In the early 1980's, David read the Ayn Rand novel  'Atlas Shrugged'.   

First published in 1957 in the United States, this was Rand's fourth and last novel, it was also her longest and the one she considered to be her ‘Magnum Opus’ in the realm of fiction writing.  The title is a reference to Atlas, a Titan of Ancient Greek mythology, described in the novel as "the giant who holds the world on his shoulders".  The significance of this reference is seen in a conversation between two of the characters Francisco d'Anconia and Hank Rearden, in which d'Anconia asks Rearden what sort of advice he would give Atlas upon seeing that "the greater [the titan's] effort, the heavier the world bore down on his shoulders".  With Rearden unable to answer, d'Anconia gives his own response:  "To shrug".  Rand referred to Atlas Shrugged as a mystery novel, "not about the murder of man's body, but about the murder— and rebirth— of man's spirit".  Her stated goal for writing the text was "to show how desperately the world needs prime movers and how viciously it treats them" and to portray "what happens to a world without them"  Quote – Wikipedia

It is a natural course of events for David, that many life experiences often evolve into paintings, and reading this novel provoked a concept in his mind of Man being the creator of his own environment; to quote Ayn Rand   “…..the earth needs prime movers”. 

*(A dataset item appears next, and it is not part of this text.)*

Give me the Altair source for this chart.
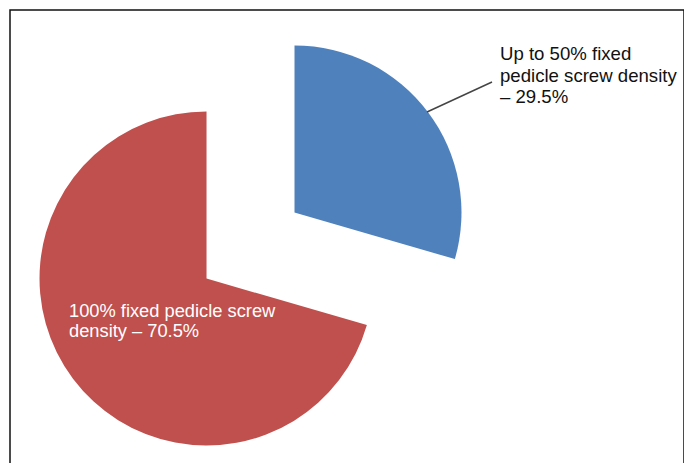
import altair as alt
import pandas as pd
import math

categories = ["Up to 50% fixed pedicle screw density", "100% fixed pedicle screw density"]
values = [29.5, 70.5]
labels = ["Up to 50% fixed\npedicle screw density\n– 29.5%", "100% fixed pedicle screw\ndensity – 70.5%"]
colors = ["#4f81bd", "#c0504d"]
order = [0, 1]

df = pd.DataFrame({"category": categories, "value": values, "label": labels, "order": order})

CX, CY, R, EXPLODE = 240.5, 235.5, 167, 55

base = (
    alt.Chart(df)
    .transform_window(cum="sum(value)", sort=[alt.SortField("order")], frame=[None, 0])
    .transform_calculate(start="datum.cum - datum.value")
)

color = alt.Color("category:N", scale=alt.Scale(domain=categories, range=colors), legend=None)
theta = alt.Theta("start:Q", scale=alt.Scale(domain=[0, 100], range=[0, 2 * math.pi]))

layers = []
for i, cat in enumerate(categories):
    cum_before = sum(values[:i])
    mid = (cum_before + values[i] / 2) / 100 * 2 * math.pi
    dx = EXPLODE * math.sin(mid)
    dy = -EXPLODE * math.cos(mid)
    layers.append(
        base.transform_filter(alt.datum.category == cat)
        .mark_arc(radius=R, x=CX, y=CY, xOffset=dx, yOffset=dy)
        .encode(theta=theta, theta2="cum:Q", color=color)
    )

blue_label = (
    alt.Chart(df[df.order == 0])
    .mark_text(x=490, y=44, align="left", baseline="middle", fontSize=18.6, lineHeight=21.5,
               font="Liberation Sans", color="#111111", lineBreak="\n")
    .encode(text="label:N")
)
red_label = (
    alt.Chart(df[df.order == 1])
    .mark_text(x=59, y=302, align="left", baseline="middle", fontSize=18.3, lineHeight=20,
               font="Liberation Sans", color="#ffffff", lineBreak="\n")
    .encode(text="label:N")
)
leader = (
    alt.Chart(df[df.order == 0])
    .mark_rule(color="#444444", strokeWidth=1.5)
    .encode(x=alt.value(417), y=alt.value(102), x2=alt.value(482), y2=alt.value(72))
)

chart = (
    alt.layer(*layers, leader, blue_label, red_label)
    .properties(width=674, height=470, autosize=alt.AutoSizeParams(type="none"),
                padding={"left": 2, "top": 2, "right": 0, "bottom": 0})
    .configure(background="white")
    .configure_view(stroke="#111111", strokeWidth=1.5)
)

chart.save("out.html", embed_options={"renderer": "svg", "actions": False})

The brush and canvas beckoned.  “In the early eighties, I created a painting using a large rugged old bulldozer and myself as the driver.  The painting was purchased by a diplomat attached to the US Embassy who loved the idea that inspired it.  He then suggested I develop the idea further and paint a larger more detailed version”, said Knowles.  

T
he Knowles family home overlooks the Waiohine River, and every year a large bulldozer is used to clear the channel in this river to prevent flooding.   David decided to use that bulldozer as a ‘model’ for the updated version of "Earthmover"; however instead of using himself as the driver;  he decided to use his then 16 year old son – “young, fit and full of the energy of youth!”  

In 2010 David's second, more fully developed version of 'Earthmover' was completed, and being his own 'worst critic', he was he said "pleased with the result".

"It was a painting 
that was very detailed and took some time.  To describe it, I think it best to quote my good friend Peter Cresswell, head of Organon Architecture in Auckland, said David  

When Peter Cresswell first saw the painting, he commented  - 

"Man the creator. Man, the  shaper of his world. 
From thought to inception, not by the power of muscles, but by the power of the mind.
The power to conceive and create the machinery that can shape his very environment.'  

This quote could also be applied to David’s work, his paintings created and shaped through the power of his mind, from thought to inception.